Garantie des investissements Article III :

La République de Guinée ne prend pas de mesures d’expropriation ou de nationalisation ou toutes autres mesures dont l’effet est de déposséder directement ou indirectement la société LAICO-Guinée de ses investissements.
Monsieur le Président,

Honorables Députés,

Une fois de plus, notre Groupe parlementaire est disposé à soutenir toute initiative susceptible de promouvoir le développement économique et social du pays mais reste très pessimiste sur les politiques publiques sous-jacentes eu égard aux multiples échecs enregistrés et au manque de courage de la plupart de nos administrateurs de dire la vérité sur les dossiers nationaux.

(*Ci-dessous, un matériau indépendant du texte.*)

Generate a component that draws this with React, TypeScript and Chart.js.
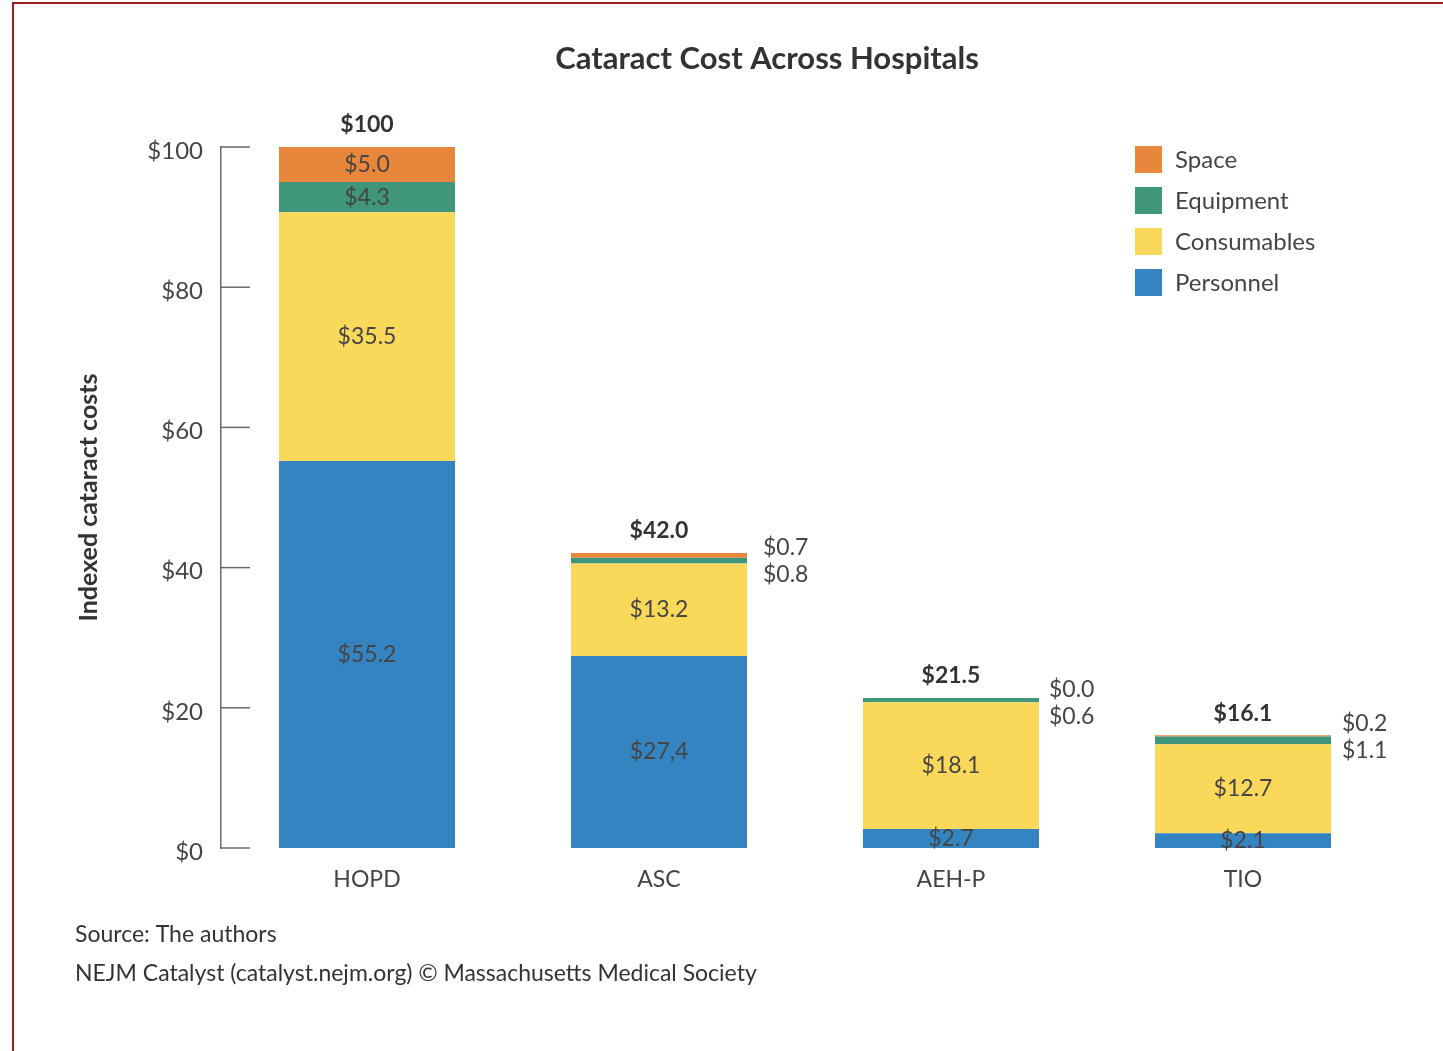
import React, { useEffect, useRef } from "react";
import { Chart, registerables } from "chart.js";

Chart.register(...registerables);

// ---- Data ----
const categories = ["HOPD", "ASC", "AEH-P", "TIO"];
const personnel = [55.2, 27.4, 2.7, 2.1];
const consumables = [35.5, 13.2, 18.1, 12.7];
const equipment = [4.3, 0.8, 0.6, 1.1];
const space = [5.0, 0.7, 0.0, 0.2];
const totalLabels = ["$100", "$42.0", "$21.5", "$16.1"];
const yTickValues = [0, 20, 40, 60, 80, 100];
const labelOverrides: Record<string, string> = { "Personnel:1": "$27,4" };

const seriesNames = ["Personnel", "Consumables", "Equipment", "Space"];
const seriesValues = [personnel, consumables, equipment, space];
const seriesColors = ["#3584C2", "#FAD85A", "#40967A", "#E8873B"];
const legendOrder = ["Space", "Equipment", "Consumables", "Personnel"];

// small nudges for the labels placed beside the short bars
const outsideNudgeY = [0, 3, 0, -4];
const outsideGapX = [16, 16, 10, 11];

const FONT = "Lato, 'Open Sans', sans-serif";
const TEXT = "#454545";
const DARK = "#333333";

const decorPlugin = {
  id: "decor",
  afterDraw(chart: any) {
    const ctx = chart.ctx as CanvasRenderingContext2D;
    const area = chart.chartArea;
    const yScale = chart.scales.y;
    ctx.save();

    // inward tick marks
    ctx.strokeStyle = "#6a6a6a";
    ctx.lineWidth = 1.5;
    for (const t of yTickValues) {
      const py = yScale.getPixelForValue(t);
      ctx.beginPath();
      ctx.moveTo(area.left, py);
      ctx.lineTo(area.left + 29, py);
      ctx.stroke();
    }

    // segment labels
    ctx.fillStyle = TEXT;
    ctx.textBaseline = "middle";
    const n = categories.length;
    for (let j = 0; j < n; j++) {
      const topEl = chart.getDatasetMeta(seriesNames.length - 1).data[j];
      const topY = topEl.y;
      for (let i = 0; i < seriesNames.length; i++) {
        const el = chart.getDatasetMeta(i).data[j];
        const v = seriesValues[i][j];
        const txt = labelOverrides[seriesNames[i] + ":" + j] ?? "$" + v.toFixed(1);
        ctx.font = `23px ${FONT}`;
        if (v >= 2) {
          ctx.textAlign = "center";
          ctx.fillText(txt, el.x, (el.y + el.base) / 2);
        } else {
          ctx.textAlign = "left";
          const x = el.x + el.width / 2 + outsideGapX[j];
          const yy = (seriesNames[i] === "Space" ? topY - 8 : topY + 19) + outsideNudgeY[j];
          ctx.fillText(txt, x, yy);
        }
      }
      // totals
      ctx.font = `bold 23px ${FONT}`;
      ctx.textAlign = "center";
      ctx.fillStyle = DARK;
      ctx.fillText(totalLabels[j], topEl.x, topY - 22);
      ctx.fillStyle = TEXT;
    }

    // title
    ctx.fillStyle = DARK;
    ctx.font = `bold 31px ${FONT}`;
    ctx.textAlign = "center";
    ctx.fillText("Cataract Cost Across Hospitals", 767, 59);

    // y axis title
    ctx.save();
    ctx.translate(89, (area.top + area.bottom) / 2);
    ctx.rotate(-Math.PI / 2);
    ctx.font = `bold 25px ${FONT}`;
    ctx.fillText("Indexed cataract costs", 0, 0);
    ctx.restore();

    // legend
    ctx.textAlign = "left";
    ctx.font = `24px ${FONT}`;
    legendOrder.forEach((name, k) => {
      const idx = seriesNames.indexOf(name);
      const top = 146 + k * 41;
      ctx.fillStyle = seriesColors[idx];
      ctx.fillRect(1135, top, 27, 27);
      ctx.fillStyle = TEXT;
      ctx.fillText(name, 1175, top + 14);
    });

    // footer
    ctx.fillStyle = DARK;
    ctx.font = `23px ${FONT}`;
    ctx.fillText("Source: The authors", 75, 935);
    ctx.fillText("NEJM Catalyst (catalyst.nejm.org) \u00A9 Massachusetts Medical Society", 75, 974);

    ctx.restore();
  },
};

export default function App() {
  const ref = useRef<HTMLCanvasElement>(null);
  useEffect(() => {
    const chart = new Chart(ref.current!, {
      type: "bar",
      data: {
        labels: categories,
        datasets: seriesNames.map((name, i) => ({
          label: name,
          data: seriesValues[i],
          backgroundColor: seriesColors[i],
          borderWidth: 0,
          barPercentage: 1,
          categoryPercentage: 176 / 292,
        })),
      },
      options: {
        responsive: false,
        animation: false,
        devicePixelRatio: 1,
        layout: { padding: { left: 0, top: 147, right: 54, bottom: 143 } },
        plugins: {
          legend: { display: false },
          tooltip: { enabled: false },
          title: { display: false },
        },
        scales: {
          x: {
            stacked: true,
            grid: { display: false, drawTicks: false },
            border: { display: false },
            ticks: { color: TEXT, font: { family: FONT, size: 23 }, padding: 18 },
            afterFit: (s: any) => {
              s.height = 60;
            },
          },
          y: {
            stacked: true,
            min: 0,
            max: 100,
            grid: { display: false, drawTicks: false },
            border: { display: true, color: "#6a6a6a", width: 1.5 },
            ticks: {
              color: TEXT,
              font: { family: FONT, size: 24 },
              padding: 18,
              labelOffset: 4,
              callback: (v: any) => "$" + v,
            },
            afterBuildTicks: (s: any) => {
              s.ticks = yTickValues.map((v) => ({ value: v }));
            },
            afterFit: (s: any) => {
              s.width = 221;
            },
          },
        },
      },
      plugins: [decorPlugin],
    } as any);
    return () => chart.destroy();
  }, []);

  return (
    <div
      style={{
        position: "fixed",
        left: 0,
        top: 0,
        width: 1443,
        height: 1051,
        overflow: "hidden",
        background: "#fff",
      }}
    >
      <div
        style={{
          position: "absolute",
          left: 12,
          top: 2,
          width: 1500,
          height: 1100,
          borderTop: "2px solid #9E1B1E",
          borderLeft: "2px solid #9E1B1E",
        }}
      />
      <canvas
        ref={ref}
        width={1443}
        height={1051}
        style={{ position: "absolute", left: 0, top: 0 }}
      />
    </div>
  );
}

Parmi ces vérités, il y a celle pour un pays souverain de ne pas accepter de financier soit même un projet agro-industriel à hauteur de 10 millions de dollars alors que des centaines et des centaines de ces montants disparaissent impunément dans les détournements et la corruption, hélas ! Il en est de même pour le capital social qui est de 140 millions francs guinéens soit 11000 dollars. Pour nous, le gouvernement à travers le ministère en charge de même que tous les administrateurs impliqués sont et demeureront responsables devant le Peuple et l’histoire. Eu égard à ces incertitudes et ces montants pour un projet sur 2200 ha notre groupe vous prend à témoin de toutes les inquiétudes par rapport à cette convention.

En somme, nous recommandons le vote positif des membres de notre groupe ainsi que l’ensemble des députés. Je vous remercie pour votre attention.